In a basic way, this vision of freedom is conveyed by the defiance of guidelines to stop the spread of the virus. It isn’t just the protesters. The dozen or so Republicans in the House of Representatives refusing to wear masks when called to vote on the latest coronavirus relief bill performed precisely that kind of political theater for their constituents. It is meant as a tough-guy taunt, to show their own robustness and the weakness of their opponents. But it also reveals something more pathological. The risky behavior demonstrates vitality precisely because it tempts fate, suggestive of Freud’s death drive, which he described as a force “whose function is to assure that the organism shall follow its own path to death.”
There is now a well-documented relationship between whiteness, status, and morbidity. As Princeton economists Anne Case and Angus Deaton have demonstrated in their research over the last few years, there have been long-term increases in “deaths of despair”—overdoses, suicides, alcohol-related fatalities—among middle-aged whites without college degrees.
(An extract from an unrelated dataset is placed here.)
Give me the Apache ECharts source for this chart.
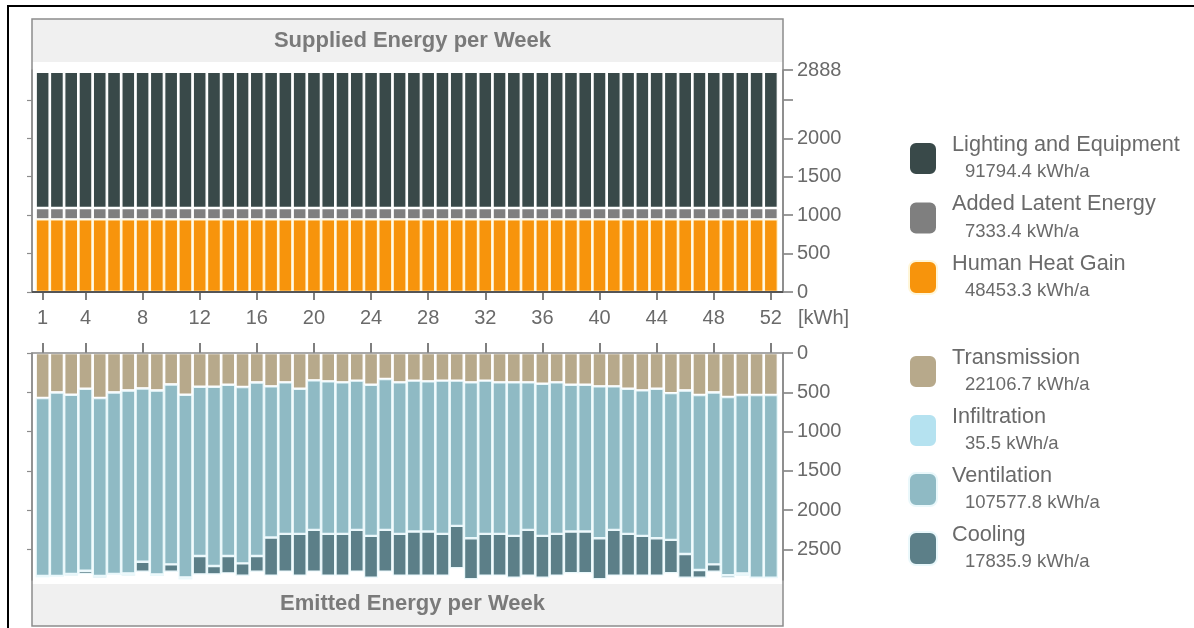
<!DOCTYPE html>
<html>
<head>
<meta charset="utf-8">
<style>
  html, body { margin: 0; padding: 0; background: #fff; }
  #chart { width: 1194px; height: 628px; }
</style>
<script src="https://cdn.jsdelivr.net/npm/echarts@6/dist/echarts.min.js"></script>
</head>
<body>
<div id="chart"></div>
<script>
// ---------- data ----------
const weeks = ['1','2','3','4','5','6','7','8','9','10','11','12','13','14','15','16','17','18','19','20','21','22','23','24','25','26','27','28','29','30','31','32','33','34','35','36','37','38','39','40','41','42','43','44','45','46','47','48','49','50','51','52'];
const weekTickLabels = [1, 4, 8, 12, 16, 20, 24, 28, 32, 36, 40, 44, 48, 52];

const supplyTicks = [0, 500, 1000, 1500, 2000, 2500, 2888];
const supplyTickLabels = [0, 500, 1000, 1500, 2000, 2888];
const emitTicks = [0, 500, 1000, 1500, 2000, 2500];

// Supplied energy per week [kWh]
const humanHeatGain = [945,945,945,945,945,945,945,945,945,945,945,945,945,945,945,945,945,945,945,945,945,945,945,945,945,945,945,945,945,945,945,945,945,945,945,945,945,945,945,945,945,945,945,945,945,945,945,945,945,945,945,945];
const addedLatent   = [148,148,148,148,148,148,148,148,148,148,148,148,148,148,148,148,148,148,148,148,148,148,148,148,148,148,148,148,148,148,148,148,148,148,148,148,148,148,148,148,148,148,148,148,148,148,148,148,148,148,148,148];
const lightingEquip = [1773,1773,1773,1773,1773,1773,1773,1773,1773,1773,1773,1773,1773,1773,1773,1773,1773,1773,1773,1773,1773,1773,1773,1773,1773,1773,1773,1773,1773,1773,1773,1773,1773,1773,1773,1773,1773,1773,1773,1773,1773,1773,1773,1773,1773,1773,1773,1773,1773,1773,1773,1773];

// Emitted energy per week [kWh]
const transmission = [573,501,531,454,573,501,476,450,476,399,531,429,429,403,433,374,425,374,454,348,361,374,352,403,331,374,352,361,352,352,374,352,374,374,374,391,374,403,403,425,425,454,476,454,510,476,535,501,560,535,535,535];
const infiltration = [1.5,1.5,1.5,1.5,1.5,1.5,1.5,1.5,1.5,1.5,1.5,1.5,1.5,1.5,1.5,1.5,0,0,0,0,0,0,0,0,0,0,0,0,0,0,0,0,0,0,0,0,0,0,0,0,0,0,0,0,0,1.5,1.5,1.5,1.5,1.5,1.5,1.5];
const ventilation  = [2263,2335,2280,2314,2263,2310,2326,2204,2339,2289,2322,2153,2280,2179,2242,2208,1923,1927,1847,1902,1940,1927,1898,1924,1919,1927,1919,1910,1949,1847,1983,1949,1927,1953,1876,1936,1927,1868,1868,1932,1825,1847,1851,1903,1868,2080,2225,2187,2264,2267,2323,2323];
const cooling      = [17,0,21,43,22,0,30,127,21,93,26,233,106,220,157,199,484,480,531,531,531,531,531,531,531,531,561,561,531,540,522,531,531,531,582,531,531,531,531,522,582,531,505,475,424,302,98,93,34,30,0,0];

// Annual totals shown in legend [kWh/a]
const supplyNames  = ['Lighting and Equipment', 'Added Latent Energy', 'Human Heat Gain'];
const supplyTotals = [91794.4, 7333.4, 48453.3];
const emitNames    = ['Transmission', 'Infiltration', 'Ventilation', 'Cooling'];
const emitTotals   = [22106.7, 35.5, 107577.8, 17835.9];

// ---------- chart ----------
const FONT = "'Liberation Sans', Arial, Helvetica, sans-serif";
const TXT = '#6a6a6a';
const totals = {};
supplyNames.forEach((n, i) => totals[n] = supplyTotals[i]);
emitNames.forEach((n, i) => totals[n] = emitTotals[i]);

const showWeek = (idx, val) => weekTickLabels.indexOf(Number(weeks[idx])) >= 0;

const chart = echarts.init(document.getElementById('chart'), null, { renderer: 'canvas' });

const legendText = {
  fontFamily: FONT,
  color: TXT,
  rich: {
    n: { fontFamily: FONT, fontSize: 21.7, lineHeight: 27, color: TXT, padding: [0, 0, 0, 10] },
    v: { fontFamily: FONT, fontSize: 18.5, lineHeight: 27, color: TXT, padding: [0, 0, 0, 23] }
  }
};
const legendFmt = name => '{n|' + name + '}\n{v|' + totals[name].toFixed(1) + ' kWh/a}';

const rightAxisBase = {
  type: 'value', position: 'right', offset: 5, min: 0, max: 2888, interval: 500,
  axisLine: { show: true, lineStyle: { color: '#7a7a7a', width: 1.5 } },
  axisTick: { show: true, inside: false, length: 10, lineStyle: { color: '#7a7a7a', width: 1.5 } },
  splitLine: { show: false },
  axisLabel: { margin: 14, fontSize: 20, fontFamily: FONT, color: TXT }
};
const leftAxisBase = {
  type: 'value', position: 'left', offset: 3.5, min: 0, max: 2888, interval: 500,
  axisLine: { show: true, lineStyle: { color: '#8c8c8c', width: 1.5 } },
  axisTick: { show: true, length: 5, lineStyle: { color: '#8c8c8c', width: 1.2 } },
  axisLabel: { show: false },
  splitLine: { show: false }
};

const barBase = (name, data, color, xi, yi, stack, border) => ({
  name, type: 'bar', data, stack, xAxisIndex: xi, yAxisIndex: yi,
  barCategoryGap: '2%',
  itemStyle: { color, borderColor: border || '#ffffff', borderWidth: 1.2 },
  emphasis: { disabled: true },
  animation: false
});

const option = {
  backgroundColor: '#ffffff',
  animation: false,
  textStyle: { fontFamily: FONT },
  title: [
    { text: 'Supplied Energy per Week', left: 407.5, top: 25, textAlign: 'center',
      textStyle: { fontFamily: FONT, fontSize: 22, fontWeight: 'bold', color: '#7a7a7a' } },
    { text: 'Emitted Energy per Week', left: 407.5, top: 588, textAlign: 'center',
      textStyle: { fontFamily: FONT, fontSize: 22, fontWeight: 'bold', color: '#7a7a7a' } }
  ],
  legend: [
    { data: supplyNames, orient: 'vertical', left: 908, top: 134, padding: 0,
      itemWidth: 28, itemHeight: 33, itemGap: 12, icon: 'roundRect',
      selectedMode: true, formatter: legendFmt, textStyle: legendText },
    { data: emitNames, orient: 'vertical', left: 908, top: 347, padding: 0,
      itemWidth: 28, itemHeight: 33, itemGap: 11.5, icon: 'roundRect',
      selectedMode: true, formatter: legendFmt, textStyle: legendText }
  ],
  grid: [
    { left: 35.5, top: 70, width: 742.5, height: 222 },
    { left: 35.5, top: 353, width: 742.5, height: 227 }
  ],
  xAxis: [
    { type: 'category', gridIndex: 0, data: weeks, position: 'bottom',
      axisLine: { show: false },
      axisTick: { show: true, alignWithLabel: true, interval: showWeek, length: 8, lineStyle: { color: '#555', width: 1.5 } },
      axisLabel: { interval: showWeek, margin: 16, fontSize: 20, fontFamily: FONT, color: TXT } },
    { type: 'category', gridIndex: 1, data: weeks, position: 'top',
      axisLine: { show: false },
      axisTick: { show: true, alignWithLabel: true, interval: showWeek, length: 10, lineStyle: { color: '#555', width: 1.5 } },
      axisLabel: { show: false } }
  ],
  yAxis: [
    Object.assign({}, rightAxisBase, { gridIndex: 0,
      axisTick: Object.assign({}, rightAxisBase.axisTick, { customValues: supplyTicks }),
      axisLabel: Object.assign({}, rightAxisBase.axisLabel, { customValues: supplyTickLabels,
        formatter: v => (supplyTickLabels.indexOf(v) >= 0 ? String(v) : '') }) }),
    Object.assign({}, leftAxisBase, { gridIndex: 0,
      axisTick: Object.assign({}, leftAxisBase.axisTick, { customValues: supplyTicks.slice(0, 6) }) }),
    Object.assign({}, rightAxisBase, { gridIndex: 1, inverse: true,
      axisTick: Object.assign({}, rightAxisBase.axisTick, { customValues: emitTicks }),
      axisLabel: Object.assign({}, rightAxisBase.axisLabel, { customValues: emitTicks,
        formatter: v => (emitTicks.indexOf(v) >= 0 ? String(v) : '') }) }),
    Object.assign({}, leftAxisBase, { gridIndex: 1, inverse: true,
      axisTick: Object.assign({}, leftAxisBase.axisTick, { customValues: emitTicks }) })
  ],
  series: [
    barBase('Human Heat Gain', humanHeatGain, '#f7940c', 0, 0, 'sup', '#fff6d8'),
    barBase('Added Latent Energy', addedLatent, '#7f7f7f', 0, 0, 'sup'),
    barBase('Lighting and Equipment', lightingEquip, '#394949', 0, 0, 'sup'),
    barBase('Transmission', transmission, '#b7a98b', 1, 2, 'emit'),
    barBase('Infiltration', infiltration, '#b5e2f0', 1, 2, 'emit'),
    barBase('Ventilation', ventilation, '#8fbac4', 1, 2, 'emit', '#eaf8fb'),
    barBase('Cooling', cooling, '#5c7f88', 1, 2, 'emit', '#eaf8fb')
  ],
  graphic: [
    // outer border of the picture
    { type: 'polyline', z: 100, shape: { points: [[8, 628], [8, 6], [1194, 6]] }, style: { stroke: '#000', lineWidth: 2, fill: null } },
    // top panel title band and frame
    { type: 'rect', z: -10, shape: { x: 32, y: 19, width: 751, height: 43 }, style: { fill: '#f0f0f0' } },
    { type: 'rect', z: 100, shape: { x: 32, y: 19, width: 751, height: 273 }, style: { fill: null, stroke: '#8c8c8c', lineWidth: 1.5 } },
    { type: 'line', z: 101, shape: { x1: 32, y1: 292, x2: 783, y2: 292 }, style: { stroke: '#555', lineWidth: 2 } },
    // bottom panel title band and frame
    { type: 'rect', z: -10, shape: { x: 32, y: 584, width: 751, height: 42 }, style: { fill: '#f0f0f0' } },
    { type: 'rect', z: 100, shape: { x: 32, y: 353, width: 751, height: 273 }, style: { fill: null, stroke: '#8c8c8c', lineWidth: 1.5 } },
    // unit label
    { type: 'text', z: 100, style: { x: 798, y: 318, text: '[kWh]', fill: TXT, font: '20px ' + FONT, verticalAlign: 'middle' } }
  ]
};

chart.setOption(option);
</script>
</body>
</html>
There is much yet to be understood about reasons for this phenomenon, but a sense of the declining status of whiteness appears tightly connected to collective self-harm. It is difficult not to think about this while watching mostly middle-aged white protesters demand the right to sacrifice their lives instead of joining others to demand greater protections for frontline workers, increased payments to keep workers at home, rent and mortgage moratoria, debt cancellation, federal money for states and municipalities, and more.
Demands to reopen states provide great cover for the Trump administration, the Republican Party in Congress, red state governors, and the Federal Reserve, who are working to keep current wealth stratifications in place and protect the rich from economic harm—and doing so without much pushback from Democrats. As conditions become more dire, the right will do all it can to enlist the loyalty of middle- and working-class victims of the crisis. Here, the logics of race and nation will become increasingly important.
Many of the demonstrators at the recent protests, repeating Fox News talking points, focused their ire on urban America, claiming that communities in less densely populated states and regions were being made to suffer for the problems of big cities. This kind of rhetoric maps easily onto the growing political divides between rural and urban America—and beneath it, the racial demonization of black and brown denizens of cities. It is this sentiment that gives cover to Republican resistance to federal spending when couched in language like Mitch McConnell’s opposition to “blue state bailouts.”
Within the Trump administration, the nationalist tide continues to rise. Two weeks ago, Attorney General William Barr told Laura Ingraham that he had “felt for a long time—as much as people talk about global warming—that the real threat to human beings is microbes and being able to control disease, and that starts with controlling your border,” he said. “So, I think people will be attuned to more protective measures.” Not long after, the Trump administration moved from the threat of foreign microbes to the threat of foreign workers by issuing an executive order suspending the issuance of new green cards. Meanwhile, Education Secretary Betsy DeVos set down policy guidelines to exempt undocumented students from Covid-19 relief aid.
Defenders of the current political order will continue to do whatever is necessary to protect wealth and privilege. They understand that to address the enormity of the economic crisis would upend the neoliberal consensus of this second Gilded Age, which has greatly enriched a few while systematically dismantling public goods, disempowering workers, and diminishing democratic rule. Their hope is that enough Americans go along with this resistance, even if it kills them.